SymonS, there are about 5000 less plumbers than sparkies in NZ, with a similar amount of work on the table for both trades.

Lower availability = higher market demand = higher rates of pay

Fundamental economic principles, the market doesn't care for ideology.

Yes you may be able to find a niche for yourself or charge at the top of the field,

But the bulk of the work is between 75-85 ph for Residential, and lower for Commercial with marginal markup on common items.

note: This is in Auckland - not sure where you're based sorry.


Nov 10 2019 08:18

"But the bulk of the work is between 75-85 ph for Residential, and lower for Commercial with marginal markup on common items."

On that basis, sounds like you would be better off working for wages for someone else, saving the grief of finding work, carrying stock, insurance, chasing payment for work completed, eating the bill for the work done for(hopefully odd) beggar that stiffs you and doesn't pay, not having to deal with IRD, and risking your house if it all goes horribly pear shaped.

Not to mention, four weeks paid leave, plus sick leave, plus maternity leave

Nov 10 2019 09:20

Totally steveH, thats why most stay as wage earners.
Only problem is that there is a ceiling for earnings.
As a business owner you have the possibility of growth and earning great money off the tools managing staff/selling/maintaing relationships. added bonus of having a profitable business to sell come retirement time (all going to plan)
Risk v. Reward i guess, i choose risk (i dont want to be tying cable to catwire when im 60)

Nov 10 2019 12:23

If you want to move to Christchurch Dibby, have I got a business for you :) Plenty of growth potential, only employing me, my wife and son at present. Very low cost of sales, almost zero bad debtors and based on repeat work from customers, some of whom go back 10 years.

Nov 13 2019 11:14

I think SymonS is right that you first need to work out how much it will cost to run your business, how much money you want to make, and how many hours you want to work. That determines your first cut at what your rate will be.

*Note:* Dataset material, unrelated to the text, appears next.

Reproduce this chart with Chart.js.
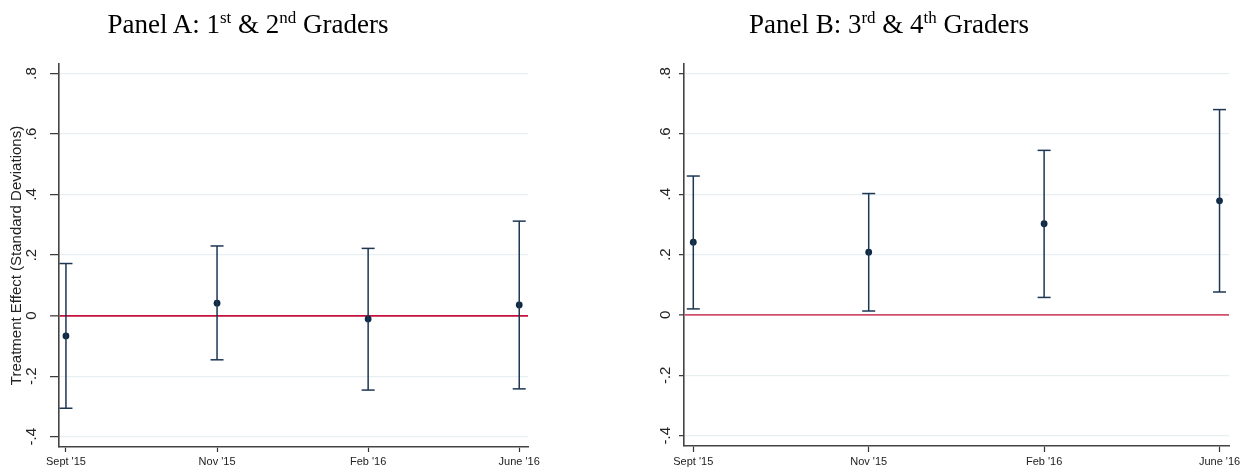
<!DOCTYPE html>
<html><head><meta charset="utf-8">
<script src="https://cdn.jsdelivr.net/npm/chart.js@4.4.0/dist/chart.umd.min.js"></script>
<style>
html,body{margin:0;padding:0;background:#fff;width:1253px;height:476px;overflow:hidden}
canvas{position:absolute;top:0}
.ttl{position:absolute;z-index:2;font-family:"Liberation Serif","Times New Roman",serif;font-size:27px;line-height:27px;color:#000;text-align:center;white-space:nowrap}
.ttl sup{font-size:17px;line-height:0;vertical-align:baseline;position:relative;top:-10px}
</style></head>
<body>
<div class="ttl" style="left:0;top:11px;width:496px">Panel A: 1<sup>st</sup> &amp; 2<sup>nd</sup> Graders</div>
<div class="ttl" style="left:626px;top:11px;width:526px">Panel B: 3<sup>rd</sup> &amp; 4<sup>th</sup> Graders</div>
<canvas id="cA" width="626" height="476" style="left:0"></canvas>
<canvas id="cB" width="627" height="476" style="left:626px"></canvas>
<script>
const categories = ["Sept '15", "Nov '15", "Feb '16", "June '16"];
const yTicks = [-0.4, -0.2, 0, 0.2, 0.4, 0.6, 0.8];
const yTickLabels = ["-.4", "-.2", "0", ".2", ".4", ".6", ".8"];
const yTitle = "Treatment Effect (Standard Deviations)";

// Panel A: 1st & 2nd graders
const estA = [-0.067, 0.041, -0.011, 0.035];
const loA  = [-0.306, -0.146, -0.246, -0.242];
const hiA  = [0.172, 0.230, 0.222, 0.312];

// Panel B: 3rd & 4th graders
const estB = [0.241, 0.208, 0.302, 0.378];
const loB  = [0.020, 0.013, 0.058, 0.076];
const hiB  = [0.460, 0.402, 0.545, 0.680];

const NAVY = '#1c3654';
const SANS = '"Liberation Sans", Arial, sans-serif';

const yLabelPlugin = {
  id: 'yLabels',
  afterDraw(chart, args, opts) {
    const s = chart.scales.y;
    const ctx = chart.ctx;
    ctx.save();
    ctx.fillStyle = '#222';
    ctx.font = '15px ' + SANS;
    ctx.textAlign = 'center';
    ctx.textBaseline = 'middle';
    yTicks.forEach((v, i) => {
      const py = s.getPixelForValue(v);
      ctx.save();
      ctx.translate(chart.chartArea.left - opts.offset, py);
      ctx.rotate(-Math.PI / 2);
      ctx.fillText(yTickLabels[i], 0, 0);
      ctx.restore();
    });
    ctx.restore();
  }
};

function makeChart(id, est, lo, hi, c) {
  const datasets = [];
  categories.forEach((cat, i) => {
    datasets.push({
      type: 'line',
      data: [{x: i, y: lo[i]}, {x: i, y: hi[i]}],
      borderColor: NAVY,
      borderWidth: 1.5,
      pointStyle: 'line',
      pointRadius: 6.5,
      pointBorderWidth: 1.5,
      pointBorderColor: NAVY,
      pointBackgroundColor: NAVY,
      fill: false,
      tension: 0
    });
  });
  datasets.push({
    type: 'scatter',
    data: est.map((v, i) => ({x: i, y: v})),
    pointRadius: 3.4,
    pointBackgroundColor: '#102a45',
    pointBorderColor: '#102a45',
    pointBorderWidth: 0
  });
  return new Chart(document.getElementById(id), {
    type: 'scatter',
    data: { datasets },
    plugins: [yLabelPlugin],
    options: {
      responsive: false,
      animation: false,
      devicePixelRatio: 1,
      layout: { padding: { left: 0, right: c.padRight, top: 64, bottom: 0 } },
      plugins: {
        legend: { display: false },
        tooltip: { enabled: false },
        yLabels: { offset: c.labelOffset }
      },
      scales: {
        x: {
          type: 'linear',
          min: c.xmin, max: c.xmax,
          afterBuildTicks: s => { s.ticks = categories.map((_, i) => ({value: i})); },
          afterFit: s => { s.height = c.xHeight; },
          ticks: {
            callback: (v) => categories[Math.round(v)],
            font: { size: 11, family: SANS },
            color: '#222',
            padding: 3,
            maxRotation: 0, minRotation: 0,
            autoSkip: false
          },
          grid: { drawOnChartArea: false, drawTicks: true, tickLength: c.xTick, tickColor: '#333', tickWidth: 1.2 },
          border: { display: true, color: '#444', width: 1.6 }
        },
        y: {
          type: 'linear',
          min: -0.434, max: 0.831,
          afterBuildTicks: s => { s.ticks = yTicks.map(v => ({value: v})); },
          afterFit: s => { s.width = c.yWidth; },
          ticks: { display: false },
          title: {
            display: c.showTitle,
            text: yTitle,
            font: { size: 15, family: SANS },
            color: '#222',
            padding: { top: 8, bottom: 0 }
          },
          grid: {
            drawOnChartArea: true,
            drawTicks: true,
            tickLength: c.yTick,
            tickColor: '#333',
            tickWidth: 1.2,
            color: ctx => (ctx.tick && Math.abs(ctx.tick.value) < 1e-9) ? c.zeroColor : '#e8eff1',
            lineWidth: ctx => (ctx.tick && Math.abs(ctx.tick.value) < 1e-9) ? 1.7 : 1.3
          },
          border: { display: true, color: '#444', width: 1.6 }
        }
      }
    }
  });
}

makeChart('cA', estA, loA, hiA, {
  padRight: 98, yWidth: 59, xHeight: 29, xmin: -0.046, xmax: 3.058,
  labelOffset: 27, xTick: 5, yTick: 9, showTitle: true, zeroColor: '#c4103a'
});
makeChart('cB', estB, loB, hiB, {
  padRight: 24, yWidth: 58, xHeight: 30, xmin: -0.053, xmax: 3.054,
  labelOffset: 18, xTick: 6, yTick: 5, showTitle: false, zeroColor: '#d04f6b'
});
</script>
</body></html>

You then need an idea of market rates to determine whether you'll realistically get at least the amount of work you want, and perhaps adjust how you market your services to get the amount of work you want. That may lead to a change in both how much you charge and how many hours you work, which in turn may or may not lead to deciding running your own business is not for you.

Nov 13 2019 12:04

And on the plumbers vs electricians question, it's different strokes for different folks, but plumbing is quite literally a shit job - it's not just water that flows in the pipes. It still involves crawling around in roof spaces, under floors, and in awkward unsanitary spaces, so I'd be happy to admit plumbing is not for me.